Conference Day: The justices (and whatever some should be called) met for their fairly usual Friday conference today. Order List on Monday. They also announced (as they now regularly do some time on Friday regarding the upcoming week) will be one or more opinions next Thursday.
Shadow Docket: Biden Wins! As basically expected, since at least up to a point they are wary about being insane when it comes to vaccines, the Supreme Court 6-3 granted President Biden's request to overturn a lower court hold up regarding making vaccination decisions as commander in chief. To wit:
The district court’s January 3, 2022 order, insofar as it precludes the Navy from considering respondents’ vaccination status in making deployment, assignment, and other operational decisions, is stayed pending disposition of the appeal in the United States Court of Appeals for the Fifth Circuit and disposition of the petition for a writ of certiorari, if such writ is timely sought.
Kavanaugh provides the sole explanation about a page and a half long which (reasonably) references the usual regard giving to military discretion and all that. There is little reason why the rest of the Court could not basically say the same thing, more or less.

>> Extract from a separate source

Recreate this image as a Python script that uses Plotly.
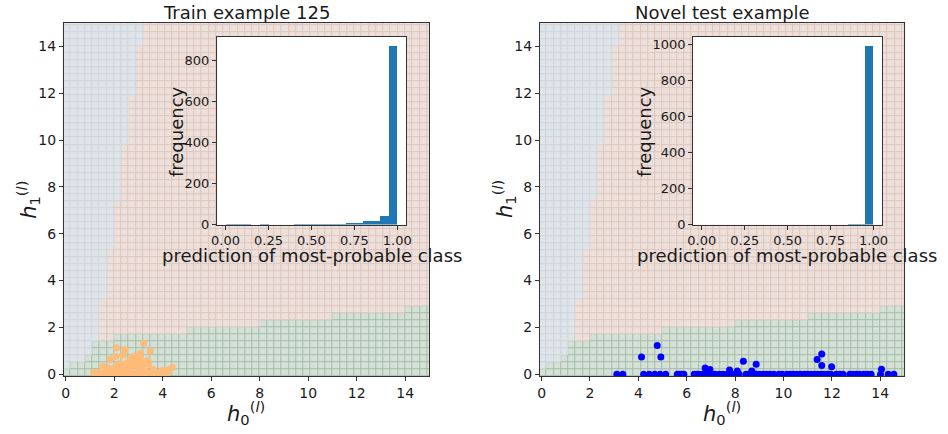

[Kavanaugh didn't provide some absolute rule though did speak of "extreme" respect for military decision making. Note the Biden Administration didn't say vaccine exemptions didn't apply to the military. They made a more limited argument. Plus, we should be wary of some absolute rule. The military can make mistakes. But, a high test is valid.]
As Ian Millhiser noted, the Supreme Court should have clearly sent a message here. The shadow docket, however, sends vague ones, especially when (like here or in the NY/NJ case) they provide absolutely no explanation. This will help invite the usual suspects to continue to cause problems, if doing so a bit more carefully. A good case can be made that a line was crossed here that warranted something more.
Thomas
without opinion dissents. Alito (in part comparing this to the case
just decided not involving Navy operations as compared to a limited
context involving executions, that would not actually stop an execution) with Gorsuch dissent. Thomas dissented in that case, so that might be one reason why he doesn't go along. Amy Howe in her summary notes that even Alito hedged somewhat on the reach of his argument.
And, yes, I'm going to say 6-3, even if we only know on the record the opinion of four of them.